#### Exercise aim
Leaving out all pictures, reproduce the entries below exactly, from the first line through the line that contains "H = STEP * len(rows)".

#### Stored rows
----

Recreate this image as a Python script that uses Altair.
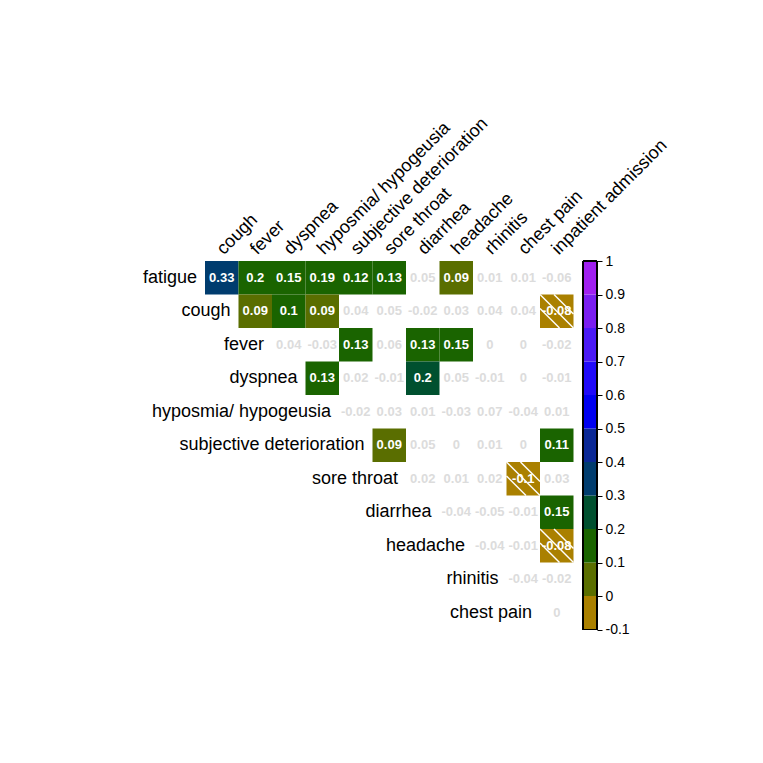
import altair as alt
import pandas as pd

FONT = "Liberation Sans, Arial, sans-serif"

cols = ["cough", "fever", "dyspnea", "hyposmia/ hypogeusia", "subjective deterioration",
        "sore throat", "diarrhea", "headache", "rhinitis", "chest pain", "inpatient admission"]
rows = ["fatigue", "cough", "fever", "dyspnea", "hyposmia/ hypogeusia", "subjective deterioration",
        "sore throat", "diarrhea", "headache", "rhinitis", "chest pain"]

# row i holds the values for columns i .. end
vals = [
    [0.33, 0.196, 0.15, 0.19, 0.12, 0.13, 0.05, 0.09, 0.01, 0.01, -0.06],
    [0.09, 0.1, 0.09, 0.04, 0.05, -0.02, 0.03, 0.04, 0.04, -0.08],
    [0.04, -0.03, 0.13, 0.06, 0.13, 0.15, 0, 0, -0.02],
    [0.13, 0.02, -0.01, 0.204, 0.05, -0.01, 0, -0.01],
    [-0.02, 0.03, 0.01, -0.03, 0.07, -0.04, 0.01],
    [0.09, 0.05, 0, 0.01, 0, 0.11],
    [0.02, 0.01, 0.02, -0.1, 0.03],
    [-0.04, -0.05, -0.01, 0.15],
    [-0.04, -0.01, -0.08],
    [-0.04, -0.02],
    [0],
]
sig = [
    [1, 1, 1, 1, 1, 1, 0, 1, 0, 0, 0],
    [1, 1, 1, 0, 0, 0, 0, 0, 0, 1],
    [0, 0, 1, 0, 1, 1, 0, 0, 0],
    [1, 0, 0, 1, 0, 0, 0, 0],
    [0, 0, 0, 0, 0, 0, 0],
    [1, 0, 0, 0, 0, 1],
    [0, 0, 0, 1, 0],
    [0, 0, 0, 1],
    [0, 0, 1],
    [0, 0],
    [0],
]

bin_edges = [-0.1, 0, 0.1, 0.2, 0.3, 0.4, 0.5, 0.6, 0.7, 0.8, 0.9, 1]
bin_colors = ["#AA8000", "#5A6E00", "#1A6400", "#00502F", "#003C6E", "#0A2896",
              "#0000F0", "#200AF8", "#4A1AF5", "#7A1EF0", "#A020F0"]
tick_values = [-0.1, 0, 0.1, 0.2, 0.3, 0.4, 0.5, 0.6, 0.7, 0.8, 0.9, 1]

recs = []
for i, r in enumerate(rows):
    for k, v in enumerate(vals[i]):
        recs.append({"row": r, "col": cols[i + k], "value": v, "sig": sig[i][k]})
cells = pd.DataFrame(recs)
sig_cells = cells[cells["sig"] == 1]
hatch_cells = cells[(cells["sig"] == 1) & (cells["value"] < 0)]
labels = pd.DataFrame({"row": rows, "col": cols[:len(rows)]})

cscale = alt.Scale(type="threshold", domain=bin_edges[1:-1], range=bin_colors)

STEP = 33.5
W = STEP * len(cols)
H = STEP * len(rows)

xaxis = alt.Axis(orient="top", title=None, labelAngle=-45, labelAlign="left",
                 labelBaseline="alphabetic", domain=False, ticks=False, labelPadding=6,
                 labelFontSize=18, labelFont=FONT, labelColor="black", labelLimit=0,
                 labelOffset=2)
xscale = alt.Scale(domain=cols, paddingInner=0, paddingOuter=0)
yscale = alt.Scale(domain=rows, paddingInner=0, paddingOuter=0)


def X(**kw):
    return alt.X("col:N", scale=xscale, axis=xaxis, **kw)


def Y(**kw):
    return alt.Y("row:N", scale=yscale, axis=None, **kw)


rects = alt.Chart(sig_cells).mark_rect().encode(
    x=X(), y=Y(),
    color=alt.Color("value:Q", scale=cscale, legend=None),
)

s = STEP / 2
d = 14
hatch_layers = []
for (x0, y0, x1, y1) in [(-s, -s, s, s), (-s + d, -s, s, s - d), (-s, -s + d, s - d, s)]:
    hatch_layers.append(
        alt.Chart(hatch_cells).mark_rule(color="white", strokeWidth=1.5,
                                         xOffset=x0, yOffset=y0, x2Offset=x1, y2Offset=y1).encode(
            x=X(), x2=alt.X2("col:N"), y=Y(), y2=alt.Y2("row:N")
        )
    )

texts = alt.Chart(cells).mark_text(font=FONT, fontSize=13, fontWeight="bold").transform_calculate(
    txt="replace(format(datum.value, '.2~f'), '\u2212', '-')"
).encode(
    x=X(), y=Y(),
    text="txt:N",
    color=alt.condition(alt.datum.sig == 1, alt.value("white"), alt.value("#DCDCDC")),
)

row_labels = alt.Chart(labels).mark_text(font=FONT, fontSize=18, align="right",
                                         baseline="middle", dx=-8, color="black").encode(
    x=X(bandPosition=0), y=Y(), text="row:N"
)

heat = alt.layer(rects, *hatch_layers, texts, row_labels).properties(width=W, height=H)

bins = pd.DataFrame({"lo": bin_edges[:-1], "hi": bin_edges[1:]})
bins["mid"] = (bins["lo"] + bins["hi"]) / 2

ybar = alt.Scale(domain=[bin_edges[0], bin_edges[-1]], nice=False, zero=False)
bar_rects = alt.Chart(bins).mark_rect().encode(
    y=alt.Y("lo:Q", scale=ybar,
            axis=alt.Axis(orient="right", values=tick_values, tickCount=len(tick_values),
                          title=None, grid=False,
                          labelExpr="replace(format(datum.value, '.1~f'), '\u2212', '-')",
                          labelOverlap=False, labelFlush=False,
                          domainColor="black", tickColor="black", tickSize=5,
                          labelFontSize=14, labelFont=FONT, labelColor="black", labelPadding=3)),
    y2="hi:Q",
    color=alt.Color("mid:Q", scale=cscale, legend=None),
)
outline = alt.Chart(bins).mark_rect(fill="transparent", stroke="black", strokeWidth=1).encode(
    y=alt.datum(bin_edges[0]), y2=alt.datum(bin_edges[-1])
)
colorbar = alt.layer(bar_rects, outline).properties(width=14, height=H)

chart = alt.hconcat(heat, colorbar, spacing=9, bounds="flush").properties(
    padding={"left": 134, "top": 106, "right": 5, "bottom": 5}
).configure_view(stroke=None)

chart.save("out.html", embed_options={"renderer": "svg", "actions": False})
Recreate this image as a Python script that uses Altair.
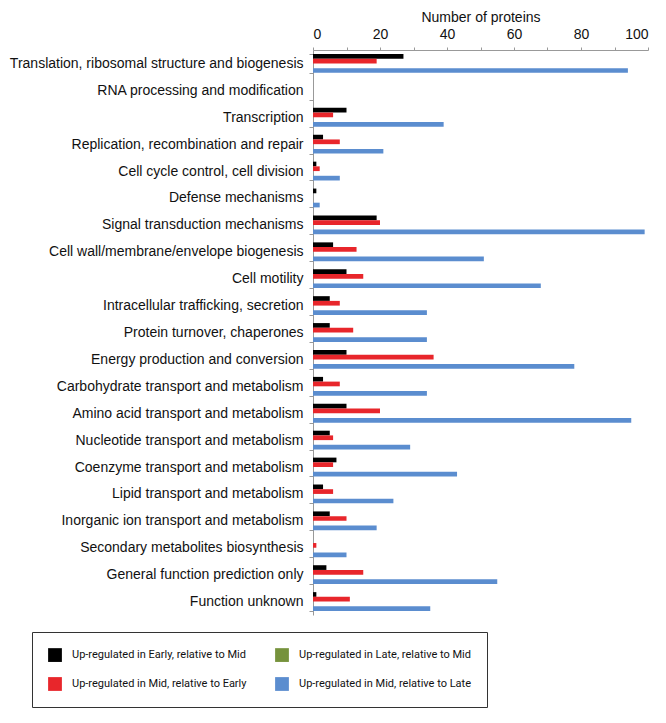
import altair as alt
import pandas as pd

categories = [
    "Translation, ribosomal structure and biogenesis",
    "RNA processing and modification",
    "Transcription",
    "Replication, recombination and repair",
    "Cell cycle control, cell division",
    "Defense mechanisms",
    "Signal transduction mechanisms",
    "Cell wall/membrane/envelope biogenesis",
    "Cell motility",
    "Intracellular trafficking, secretion",
    "Protein turnover, chaperones",
    "Energy production and conversion",
    "Carbohydrate transport and metabolism",
    "Amino acid transport and metabolism",
    "Nucleotide transport and metabolism",
    "Coenzyme transport and metabolism",
    "Lipid transport and metabolism",
    "Inorganic ion transport and metabolism",
    "Secondary metabolites biosynthesis",
    "General function prediction only",
    "Function unknown",
]

s_early = "Up-regulated in Early, relative to Mid"
s_mid_early = "Up-regulated in Mid, relative to Early"
s_late = "Up-regulated in Late, relative to Mid"
s_mid_late = "Up-regulated in Mid, relative to Late"

early_vs_mid = [27, 0, 10, 3, 1, 1, 19, 6, 10, 5, 5, 10, 3, 10, 5, 7, 3, 5, 0, 4, 1]
mid_vs_early = [19, 0, 6, 8, 2, 0, 20, 13, 15, 8, 12, 36, 8, 20, 6, 6, 6, 10, 1, 15, 11]
late_vs_mid = [0] * 21
mid_vs_late = [94, 0, 39, 21, 8, 2, 99, 51, 68, 34, 34, 78, 34, 95, 29, 43, 24, 19, 10, 55, 35]

series_values = {
    s_early: early_vs_mid,
    s_mid_early: mid_vs_early,
    s_late: late_vs_mid,
    s_mid_late: mid_vs_late,
}

bar_order = [s_early, s_mid_early, s_late, s_mid_late]
legend_order = [s_early, s_late, s_mid_early, s_mid_late]
colors = {s_early: "#000000", s_late: "#76923c", s_mid_early: "#e8262b", s_mid_late: "#5b8dcf"}

rows = []
for s in bar_order:
    for c, v in zip(categories, series_values[s]):
        rows.append({"category": c, "series": s, "value": v})
df = pd.DataFrame(rows)

x_ticks = list(range(0, 101, 10))

chart = alt.Chart(df).mark_bar().encode(
    y=alt.Y(
        "category:N",
        sort=categories,
        scale=alt.Scale(paddingInner=0.3, paddingOuter=0.15),
        axis=alt.Axis(
            title=None,
            labelFont="Liberation Sans",
            labelFontSize=14,
            labelColor="#111111",
            labelLimit=400,
            labelPadding=6,
            tickBand="extent",
            tickSize=4,
            tickColor="#999999",
            domainColor="#999999",
        ),
    ),
    yOffset=alt.YOffset("series:N", sort=bar_order, scale=alt.Scale(paddingInner=0, paddingOuter=0)),
    x=alt.X(
        "value:Q",
        scale=alt.Scale(domain=[0, 100], nice=False),
        axis=alt.Axis(
            orient="top",
            title="Number of proteins",
            titleFont="Liberation Sans",
            titleFontSize=14,
            titleFontWeight="normal",
            titleColor="#111111",
            titlePadding=3,
            values=x_ticks,
            labelExpr="datum.value % 20 == 0 ? datum.label : ''",
            labelFont="Liberation Sans",
            labelFontSize=14,
            labelColor="#111111",
            labelPadding=6,
            tickSize=3,
            tickColor="#999999",
            domainColor="#999999",
            grid=False,
        ),
    ),
    color=alt.Color(
        "series:N",
        scale=alt.Scale(domain=legend_order, range=[colors[s] for s in legend_order]),
        legend=alt.Legend(
            title=None,
            orient="none",
            legendX=-281,
            legendY=582,
            columns=2,
            direction="horizontal",
            symbolType="square",
            symbolSize=190,
            symbolStrokeWidth=0,
            labelFont="Roboto",
            labelFontSize=11,
            labelColor="#111111",
            labelOffset=10,
            labelLimit=300,
            columnPadding=28,
            rowPadding=15,
            padding=16,
            strokeColor="#333333",
            fillColor="white",
        ),
    ),
).properties(
    width=335,
    height=565,
    autosize=alt.AutoSizeParams(type="none"),
    padding={"left": 305, "top": 42, "right": 10, "bottom": 97},
).configure_view(stroke=None)

chart.save("out.html", embed_options={"renderer": "svg", "actions": False})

----

#### Output for this exercise
Recreate this image as a Python script that uses Altair.
import altair as alt
import pandas as pd

FONT = "Liberation Sans, Arial, sans-serif"

cols = ["cough", "fever", "dyspnea", "hyposmia/ hypogeusia", "subjective deterioration",
        "sore throat", "diarrhea", "headache", "rhinitis", "chest pain", "inpatient admission"]
rows = ["fatigue", "cough", "fever", "dyspnea", "hyposmia/ hypogeusia", "subjective deterioration",
        "sore throat", "diarrhea", "headache", "rhinitis", "chest pain"]

# row i holds the values for columns i .. end
vals = [
    [0.33, 0.196, 0.15, 0.19, 0.12, 0.13, 0.05, 0.09, 0.01, 0.01, -0.06],
    [0.09, 0.1, 0.09, 0.04, 0.05, -0.02, 0.03, 0.04, 0.04, -0.08],
    [0.04, -0.03, 0.13, 0.06, 0.13, 0.15, 0, 0, -0.02],
    [0.13, 0.02, -0.01, 0.204, 0.05, -0.01, 0, -0.01],
    [-0.02, 0.03, 0.01, -0.03, 0.07, -0.04, 0.01],
    [0.09, 0.05, 0, 0.01, 0, 0.11],
    [0.02, 0.01, 0.02, -0.1, 0.03],
    [-0.04, -0.05, -0.01, 0.15],
    [-0.04, -0.01, -0.08],
    [-0.04, -0.02],
    [0],
]
sig = [
    [1, 1, 1, 1, 1, 1, 0, 1, 0, 0, 0],
    [1, 1, 1, 0, 0, 0, 0, 0, 0, 1],
    [0, 0, 1, 0, 1, 1, 0, 0, 0],
    [1, 0, 0, 1, 0, 0, 0, 0],
    [0, 0, 0, 0, 0, 0, 0],
    [1, 0, 0, 0, 0, 1],
    [0, 0, 0, 1, 0],
    [0, 0, 0, 1],
    [0, 0, 1],
    [0, 0],
    [0],
]

bin_edges = [-0.1, 0, 0.1, 0.2, 0.3, 0.4, 0.5, 0.6, 0.7, 0.8, 0.9, 1]
bin_colors = ["#AA8000", "#5A6E00", "#1A6400", "#00502F", "#003C6E", "#0A2896",
              "#0000F0", "#200AF8", "#4A1AF5", "#7A1EF0", "#A020F0"]
tick_values = [-0.1, 0, 0.1, 0.2, 0.3, 0.4, 0.5, 0.6, 0.7, 0.8, 0.9, 1]

recs = []
for i, r in enumerate(rows):
    for k, v in enumerate(vals[i]):
        recs.append({"row": r, "col": cols[i + k], "value": v, "sig": sig[i][k]})
cells = pd.DataFrame(recs)
sig_cells = cells[cells["sig"] == 1]
hatch_cells = cells[(cells["sig"] == 1) & (cells["value"] < 0)]
labels = pd.DataFrame({"row": rows, "col": cols[:len(rows)]})

cscale = alt.Scale(type="threshold", domain=bin_edges[1:-1], range=bin_colors)

STEP = 33.5
W = STEP * len(cols)
H = STEP * len(rows)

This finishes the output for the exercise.